Título: Previdência: a contrarreforma
Autor: Pacheco, Paula
Fonte: O Estado de São Paulo, 22/11/2009, Economia, p. B11
Os projetos de lei que alteram a Previdência causam ansiedade. Mas não sei se causam a ansiedade adequada nas pessoas certas. Alguns se perguntam se devem antecipar a aposentadoria. Claramente, não, pois as propostas saíram do "saco de bondades" e pretendem fazer somente o bem. Será que o fazem mesmo? De forma sustentável?
Dois projetos poderão deixar os aposentados contentes - um reposiciona seus benefícios no mesmo número de salários mínimos da data da concessão e o outro reajusta seus valores pelo índice do mínimo. A reposição dá um ganho imediato, tanto maior quanto mais antiga a data da concessão (o salário mínimo dobrou desde 1995). Fácil entender que aumentará muito a despesa e deveria preocupar os responsáveis por seu financiamento.
O terceiro, aprovado pela CCJ da Câmara dos Deputados, extingue o fator previdenciário. Esse não afeta os aposentados, apenas aqueles ainda por se aposentar. Pela regra atual, o direito se completa aos 30/35 (mulher/homem) anos de contribuição e o valor é a média dos 80% maiores salários desde o Plano Real, multiplicada pelo fator.
A extinção do fator resulta em aposentadorias mais altas, com exceção dos que se aposentam idosos ou com longo tempo de contribuição. Por isso, convida as pessoas a se aposentarem mais cedo. Antonio, Pedro e João são exemplos do cotidiano. Todos contribuíram por 35 anos sobre salário real inicial de R$ 800 e final de R$ 1.600. A média dos 80% mais altos é R$ 1.216. Pelo fator, a aposentadoria de Antonio, que tem 70 anos, é de R$ 1.657 - maior do que seu salário final; a de Pedro, que tem 65 anos, R$ 1.313; e a de João, que tem 53 anos, R$ 822. Antonio e Pedro, que são idosos, têm um valor maior que a média. Na nova regra (sem fator e média de 36 salários), o valor para todos será de R$ 1.537. Antonio perde; Pedro ganha 17% e João ganha 87%.
O fim do fator promete dias melhores para quem completar 30/35 anos de contribuição em baixas idades (a partir dos 46/51, mulher/homem), geralmente pessoas de salários altos, com maior grau de instrução e empregabilidade e que permanecem no emprego após a aposentadoria.
Aposentar-se jovem com alto valor é uma aspiração compreensível. O fator reconhece e respeita a liberdade de escolha. Mas há enorme diferença entre se aposentar aos 53 anos (João) ou aos 65 (Pedro) ou aos 70 (Antonio). João espera usufruir o benefício durante 26,3 anos; Pedro, 17,6; Antonio, 14,4. Todos contribuíram com o mesmo montante, mas João recebe o benefício durante um tempo 50% maior do que Pedro e 100% maior do que Antonio. Se o valor mensal for igual, João receberá durante a aposentadoria muito mais do que os outros. Receberá valores para os quais não contribuiu.

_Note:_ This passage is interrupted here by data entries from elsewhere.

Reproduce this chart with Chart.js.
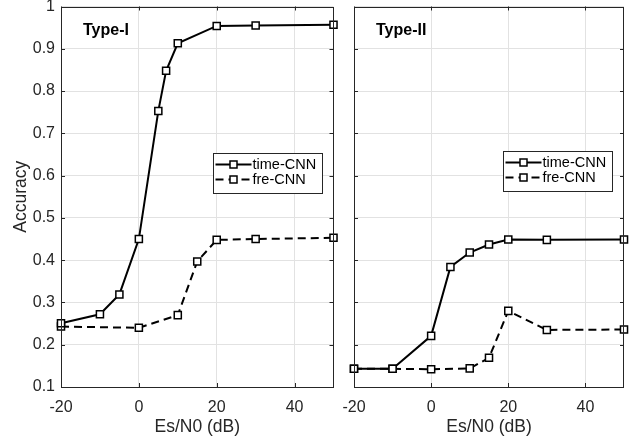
<!DOCTYPE html>
<html>
<head>
<meta charset="utf-8">
<script src="https://cdn.jsdelivr.net/npm/chart.js@4/dist/chart.umd.min.js"></script>
<style>
  body { margin: 0; background: #fff; }
  canvas { position: absolute; top: 0; }
  #left { left: 0; }
  #right { left: 340px; }
</style>
</head>
<body>
<canvas id="left" width="340" height="441"></canvas>
<canvas id="right" width="297" height="441"></canvas>
<script>
// values
const snrType1Time = [-20, -10, -5, 0, 5, 7, 10, 20, 30, 50];
const accType1Time = [0.251, 0.272, 0.319, 0.45, 0.753, 0.848, 0.913, 0.954, 0.955, 0.957];
const snrType1Fre = [-20, 0, 10, 15, 20, 30, 50];
const accType1Fre = [0.243, 0.240, 0.270, 0.397, 0.448, 0.450, 0.453];

const snrType2Time = [-20, -10, 0, 5, 10, 15, 20, 30, 50];
const accType2Time = [0.143, 0.143, 0.221, 0.384, 0.418, 0.437, 0.449, 0.448, 0.449];
const snrType2Fre = [-20, -10, 0, 10, 15, 20, 30, 50];
const accType2Fre = [0.143, 0.143, 0.142, 0.144, 0.169, 0.280, 0.235, 0.236];

const xTicks = [-20, 0, 20, 40];
const yTicks = [0.1, 0.2, 0.3, 0.4, 0.5, 0.6, 0.7, 0.8, 0.9, 1];
const seriesNames = ['time-CNN', 'fre-CNN'];

const axisColor = '#262626';
const gridColor = '#e2e2e2';
const fontFamily = '"Liberation Sans", Arial, Helvetica, sans-serif';

Chart.defaults.font.family = fontFamily;
Chart.defaults.color = axisColor;

function toPoints(xs, ys) {
  return xs.map((x, i) => ({ x: x, y: ys[i] }));
}

function series(label, xs, ys, dashed) {
  return {
    label: label,
    data: toPoints(xs, ys),
    borderColor: '#000',
    borderWidth: 2,
    borderDash: dashed ? [8, 5] : [],
    pointStyle: 'rect',
    pointRadius: 5,
    pointBorderWidth: 1.5,
    pointBackgroundColor: '#fff',
    pointBorderColor: '#000',
    tension: 0,
    clip: false
  };
}

// no extra room for half labels, the plot box is fixed
function noPad(s) {
  s.paddingTop = 0;
  s.paddingBottom = 0;
  s.paddingLeft = 0;
  s.paddingRight = 0;
}

// box, inward ticks, panel label and legend, the way matlab draws them
const frame = {
  id: 'frame',
  afterDraw(chart, args, opts) {
    const { ctx, chartArea: a, scales } = chart;
    ctx.save();
    ctx.strokeStyle = axisColor;
    ctx.lineWidth = 1;
    ctx.setLineDash([]);
    ctx.strokeRect(Math.round(a.left) + 0.5, Math.round(a.top) + 0.5,
      Math.round(a.width) - 1, Math.round(a.height) - 1);
    ctx.beginPath();
    xTicks.forEach(v => {
      const px = Math.round(scales.x.getPixelForValue(v)) + 0.5;
      ctx.moveTo(px, a.bottom); ctx.lineTo(px, a.bottom - 4);
      ctx.moveTo(px, a.top); ctx.lineTo(px, a.top + 4);
    });
    yTicks.forEach(v => {
      const py = Math.round(scales.y.getPixelForValue(v)) + 0.5;
      ctx.moveTo(a.left, py); ctx.lineTo(a.left + 4, py);
      ctx.moveTo(a.right, py); ctx.lineTo(a.right - 4, py);
    });
    ctx.stroke();

    ctx.fillStyle = '#000';
    ctx.font = 'bold 16px ' + fontFamily;
    ctx.textBaseline = 'middle';
    ctx.fillText(opts.label, a.left + 22, a.top + 24);

    // legend
    const bw = 109, bh = 40;
    const bx = Math.round(a.right - 12 - bw) + 0.5;
    const by = Math.round(opts.legendTop) + 0.5;
    ctx.fillStyle = '#fff';
    ctx.fillRect(bx, by, bw, bh);
    ctx.strokeStyle = axisColor;
    ctx.lineWidth = 1;
    ctx.strokeRect(bx, by, bw, bh);
    ctx.font = '14.5px ' + fontFamily;
    chart.data.datasets.forEach((ds, i) => {
      const ly = by + 11 + i * 15;
      ctx.strokeStyle = '#000';
      ctx.lineWidth = 2;
      ctx.setLineDash(ds.borderDash);
      ctx.beginPath();
      ctx.moveTo(bx + 2, ly);
      ctx.lineTo(bx + 38, ly);
      ctx.stroke();
      ctx.setLineDash([]);
      ctx.lineWidth = 1.5;
      ctx.fillStyle = '#fff';
      ctx.fillRect(bx + 16.5, ly - 3.5, 7, 7);
      ctx.strokeRect(bx + 16.5, ly - 3.5, 7, 7);
      ctx.fillStyle = '#000';
      ctx.fillText(ds.label, bx + 39, ly);
    });
    ctx.restore();
  }
};

function makeChart(id, label, times, fres, showY, legendTop, padRight) {
  return new Chart(document.getElementById(id), {
    type: 'line',
    data: {
      datasets: [
        series(seriesNames[0], times[0], times[1], false),
        series(seriesNames[1], fres[0], fres[1], true)
      ]
    },
    options: {
      responsive: false,
      animation: false,
      layout: { padding: { top: 6, right: padRight, left: 0, bottom: 0 } },
      plugins: {
        legend: { display: false },
        tooltip: { enabled: false },
        frame: { label: label, legendTop: legendTop }
      },
      scales: {
        x: {
          type: 'linear',
          min: -20,
          max: 50,
          afterBuildTicks: s => { s.ticks = xTicks.map(v => ({ value: v })); },
          afterFit: s => { s.height = 54; noPad(s); },
          grid: { color: gridColor, drawTicks: false },
          border: { display: false },
          ticks: { font: { size: 16 }, padding: 11, maxRotation: 0, callback: v => String(v) },
          title: { display: true, text: 'Es/N0 (dB)', font: { size: 17.5 }, padding: { top: 0, bottom: 3 } }
        },
        y: {
          min: 0.1,
          max: 1,
          afterBuildTicks: s => { s.ticks = yTicks.map(v => ({ value: v })); },
          afterFit: s => { s.width = showY ? 61 : 14; noPad(s); },
          grid: { color: gridColor, drawTicks: false },
          border: { display: false },
          ticks: { display: showY, font: { size: 16 }, padding: 6, callback: v => String(v) },
          title: { display: showY, text: 'Accuracy', font: { size: 17.5 }, padding: { top: 11, bottom: 0 } }
        }
      }
    },
    plugins: [frame]
  });
}

makeChart('left', 'Type-I', [snrType1Time, accType1Time], [snrType1Fre, accType1Fre], true, 153, 6);
makeChart('right', 'Type-II', [snrType2Time, accType2Time], [snrType2Fre, accType2Fre], false, 151, 13);
</script>
</body>
</html>
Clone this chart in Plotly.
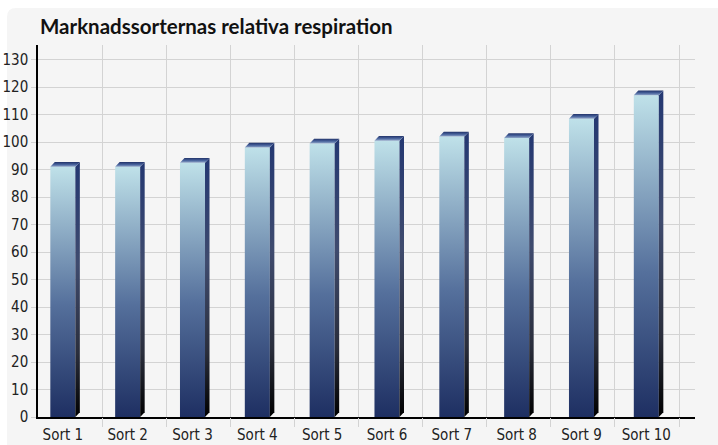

O fator ajusta os valores mensais para que todos recebam durante os diferentes tempos de usufruto o montante contribuído. A referência é o total aportado e não o último salário, nem sua média. Extinguir o fator causa injustiça para pessoas como Antonio que receberão menos do que suas contribuições. Causa injustiça, em sentido inverso, aos que se parecem com João, pois receberão valores maiores do que suas contribuições. O problema é que todos querem se parecer com João. Mas quem pagará a conta?
O fim do fator aumentará as concessões, diminuirá as idades e aumentará valores. Retorna-se à situação anterior a 1998.
A extinção do fator, além de injusta, será catastrófica para as contas públicas. Fará do Brasil o recordista mundial de gastos com Previdência. Eliminará as chances de redução dos encargos de folha. Impossibilitará aumentos do mínimo e das aposentadorias. Criará dificuldades para o governo financiar a saúde, já em situação crítica. Haverá propostas de aumentos de impostos. Abalará a credibilidade externa do País. Reduzirá os recursos para investimentos. Diminuirá a possibilidade de crescimento sustentado. Um cenário pior para todos.
Temo que a felicidade imediata e aparente que os projetos prometem seja muito fugaz e nos apresente uma perspectiva sombria.